On Commitment to Photojournalism
In the nigh-on twenty years that Paolo Pellegrin has spent working in the live conflict zones of the Middle East he has, expectedly, had to navigate some very dangerous situations. In Lebanon in 2006 he and Anderson were spared when an Israeli missile missed the pair by just meters; both were hit by shrapnel. For this specific project, the pair were very cautious about their movements, carefully preparing for trips and planning their movements. When asked about his motivations for putting himself in such high-risk situations for the purposes of photojournalism, Pellegrin is introspective: “I mean, this is a question for myself also,” he muses, “and for all the photographers who do this, even more so now because I’m a father of two young girls. This obviously completely changes the nature of the experience. My responsibilities and place in the universe have been modified.”
“Why do I do it? However imperfect the whole media world might be, I still think it’s extremely important that stories are told – and I say this as a maker of images and as a reader. If there are no journalists – if there are no writers, photographers, videographers – who go out there as witnesses, especially doing this long form of journalism, as society, we lose out enormously because you can’t always rely on news cycles. I think for a better, deeper understanding it needs this type of commitment.”
Pairing With a Writer
The practice of a photojournalist working in tandem with a writer on long-form investigative piece was one of the foundations of the early work of the fledgling Magnum agency in post-war Europe. One of the first instances of such a double act was Magnum co-founder Robert Capa working with writer John Steinbeck on an exploration of the then very mysterious Soviet Union, publishing A Russian Journal, a portrait of the USSR in the early Cold War years in 1948. Seven decades later, and Pellegrin’s in-depth study of the Arab world with writer Scott Anderson – with whom he has worked for 20 years since being paired by him by the New York Times in 1996/97 – also follows this model, taking a similarly long-form approach to the telling of a story; a slow yet thorough antidote to the fast media, rolling-news generation.

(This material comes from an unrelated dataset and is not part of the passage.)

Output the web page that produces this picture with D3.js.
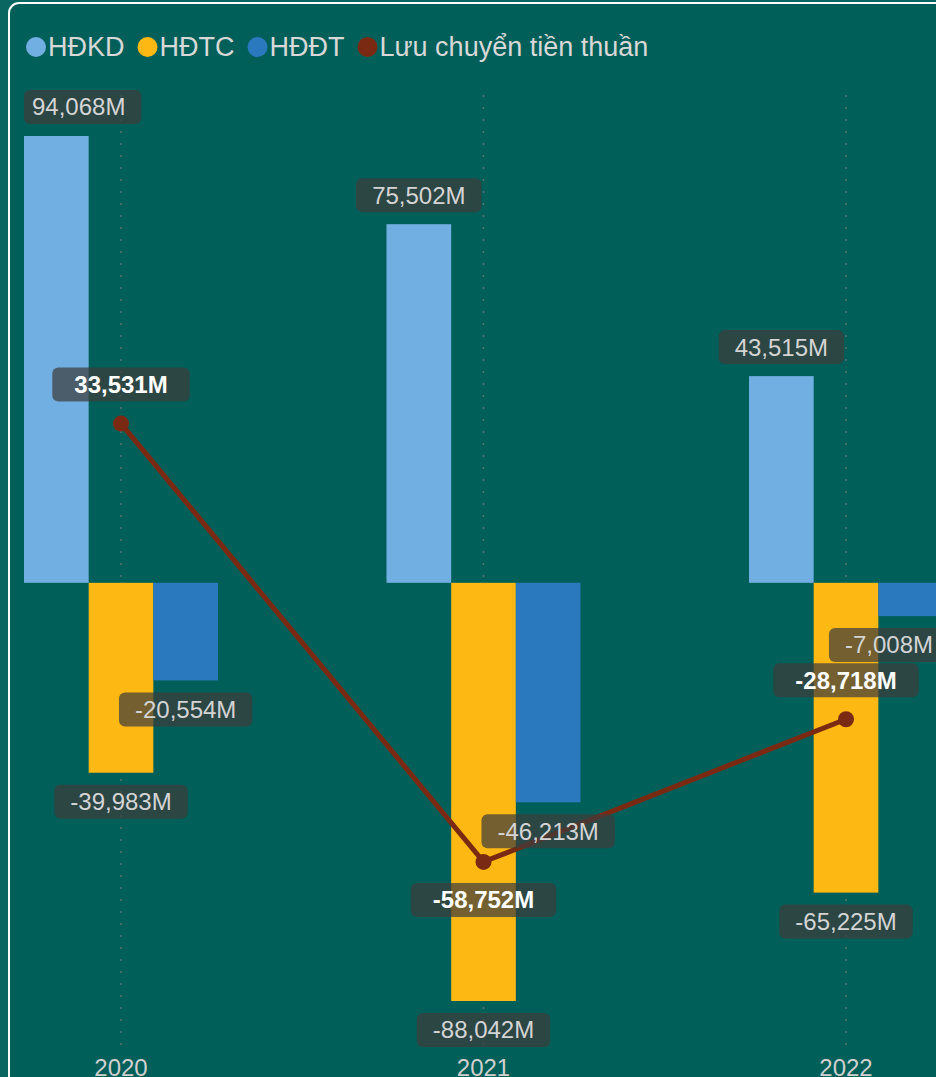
<!DOCTYPE html>
<html>
  <head>
    <meta charset="utf-8" />
    <title>Lưu chuyển tiền</title>
    <script src="https://d3js.org/d3.v7.min.js"></script>
    <style>
        body {
            margin: 0;
            background: #0a6661;
        }
        text {
            font-family: "Liberation Sans", Arial, sans-serif;
        }
    </style>
  </head>
  <body>
    <svg id="chart"></svg>

    <script>
        var years = ["2020", "2021", "2022"];
        var seriesNames = ["HĐKD", "HĐTC", "HĐĐT"];
        var hdkd = [94068, 75502, 43515];
        var hdtc = [-39983, -88042, -65225];
        var hddt = [-20554, -46213, -7008];
        var luuChuyen = [33531, -58752, -28718];
        var lineName = "Lưu chuyển tiền thuần";

        var colors = ["#71afe2", "#fdb813", "#2a78be"];
        var lineColor = "#7a2a12";

        var width = 936;
        var height = 1077;

        var svg = d3.select("#chart")
            .attr("width", width)
            .attr("height", height);

        // card
        svg.append("rect")
            .attr("x", 9).attr("y", 3)
            .attr("width", 1000).attr("height", 1200)
            .attr("rx", 10)
            .attr("fill", "#005f59")
            .attr("stroke", "#ffffff")
            .attr("stroke-width", 2);

        var x0 = d3.scaleBand()
            .domain(years)
            .range([-60.25, 1027.25])
            .paddingInner(0);

        var groupWidth = 194;
        var x1 = d3.scaleBand()
            .domain(seriesNames)
            .range([0, groupWidth]);

        var y = d3.scaleLinear()
            .domain([-88042, 94068])
            .range([1001, 136]);

        function cx(year) {
            return x0(year) + x0.bandwidth() / 2;
        }

        var bars = [];
        var values = [hdkd, hdtc, hddt];
        years.forEach(function(year, i) {
            seriesNames.forEach(function(s, j) {
                bars.push({year: year, series: s, value: values[j][i], color: colors[j]});
            });
        });

        // grid
        svg.append("g").selectAll("line")
            .data(years)
            .enter().append("line")
            .attr("x1", cx).attr("x2", cx)
            .attr("y1", 95).attr("y2", 1048)
            .attr("stroke", "#5a7371")
            .attr("stroke-width", 1.5)
            .attr("stroke-dasharray", "2,10");

        // bars
        svg.append("g").selectAll("rect")
            .data(bars)
            .enter().append("rect")
            .attr("x", function(d) { return cx(d.year) - groupWidth / 2 + x1(d.series); })
            .attr("width", x1.bandwidth())
            .attr("y", function(d) { return Math.min(y(d.value), y(0)); })
            .attr("height", function(d) { return Math.abs(y(d.value) - y(0)); })
            .attr("fill", function(d) { return d.color; });

        // line
        var points = years.map(function(year, i) {
            return {year: year, value: luuChuyen[i], i: i};
        });
        var line = d3.line()
            .x(function(d) { return cx(d.year); })
            .y(function(d) { return y(d.value); });

        svg.append("path")
            .datum(points)
            .attr("d", line)
            .attr("fill", "none")
            .attr("stroke", lineColor)
            .attr("stroke-width", 5);

        svg.append("g").selectAll("circle")
            .data(points)
            .enter().append("circle")
            .attr("cx", function(d) { return cx(d.year); })
            .attr("cy", function(d) { return y(d.value); })
            .attr("r", 8)
            .attr("fill", lineColor);

        // labels
        var fmt = d3.formatLocale({decimal: ".", thousands: ",", grouping: [3], currency: ["", ""], minus: "-"}).format(",");
        var labelLayer = svg.append("g");

        function drawLabel(centerX, centerY, txt, bold) {
            var g = labelLayer.append("g");
            var box = g.append("rect");
            var t = g.append("text")
                .attr("font-size", 24)
                .attr("font-weight", bold ? "bold" : "normal")
                .attr("fill", bold ? "#ffffff" : "#d4d4d4")
                .attr("text-anchor", "middle")
                .attr("dy", "0.35em")
                .text(txt);
            var pad = bold ? 22 : 16;
            var tw = t.node().getComputedTextLength();
            var w = tw + 2 * pad;
            var left = centerX - w / 2;
            if (left < 24) {
                // clipped at the left edge: box shrinks, text keeps small inset
                w = tw + pad + 8;
                left = 24;
                box.attr("x", left).attr("width", w);
                t.attr("x", left + 8 + tw / 2);
            } else {
                left = Math.min(949 - w, left);
                box.attr("x", left).attr("width", w);
                t.attr("x", left + w / 2);
            }
            box.attr("y", centerY - 17)
                .attr("height", 34)
                .attr("rx", 6)
                .attr("fill", "rgba(61,61,60,0.72)");
            t.attr("y", centerY);
        }

        bars.forEach(function(d) {
            var bx = cx(d.year) - groupWidth / 2 + x1(d.series) + x1.bandwidth() / 2;
            var by = d.value >= 0 ? y(d.value) - 29 : y(d.value) + 29;
            drawLabel(bx, by, fmt(d.value) + "M", false);
        });

        points.forEach(function(d, i) {
            var prev = i > 0 ? luuChuyen[i - 1] : Infinity;
            var next = i < luuChuyen.length - 1 ? luuChuyen[i + 1] : Infinity;
            var below = d.value < prev && d.value < next;
            var py = y(d.value);
            drawLabel(cx(d.year), below ? py + 38 : py - 39, fmt(d.value) + "M", true);
        });

        // x axis
        var axis = svg.append("g")
            .attr("transform", "translate(0,1050)")
            .call(d3.axisBottom(x0).tickSize(0).tickPadding(9));
        axis.select(".domain").remove();
        axis.selectAll("text")
            .attr("font-size", 24)
            .attr("fill", "#d0d0d0")
            .style("font-family", "'Liberation Sans', Arial, sans-serif");

        // legend
        var legend = svg.append("g");
        var legendItems = seriesNames.map(function(s, i) {
            return {name: s, color: colors[i]};
        }).concat([{name: lineName, color: lineColor}]);

        var lx = 36;
        legendItems.forEach(function(d) {
            legend.append("circle")
                .attr("cx", lx).attr("cy", 47).attr("r", 10)
                .attr("fill", d.color);
            var t = legend.append("text")
                .attr("x", lx + 12).attr("y", 47)
                .attr("dy", "0.35em")
                .attr("font-size", 27)
                .attr("fill", "#d8d8d8")
                .text(d.name);
            lx = lx + 12 + t.node().getComputedTextLength() + 23;
        });
    </script>
  </body>
</html>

“This is the type of long-form, in-depth type of journalism that I’ve always wanted to do,” says Pellegrin, reflecting on his work. “Scott [Anderson] has this perspective on history, of taking a step back and looking at things from a slightly different point of view. He doesn’t necessarily chase news; he’s always trying to connect to a larger picture. I find myself very in tune with that idea. Over the years, we have seen so many things together, and with conflict and war, it’s important to work with somebody who is not only your friend but that you respect deeply and with whom you share core values.”
Over the past two years, Paolo Pellegrin and Scott Anderson have created a comprehensive document that unpicks the conflict in the Middle East, ruminating on its possible causes and looking outwardly at the rippling effects it has had on the wider world. This exceptional body of work was recently published in a dedicated issue of the New York Times Magazine, featuring just their work and only one singular advert – for the Pulitzer Center that supported the project.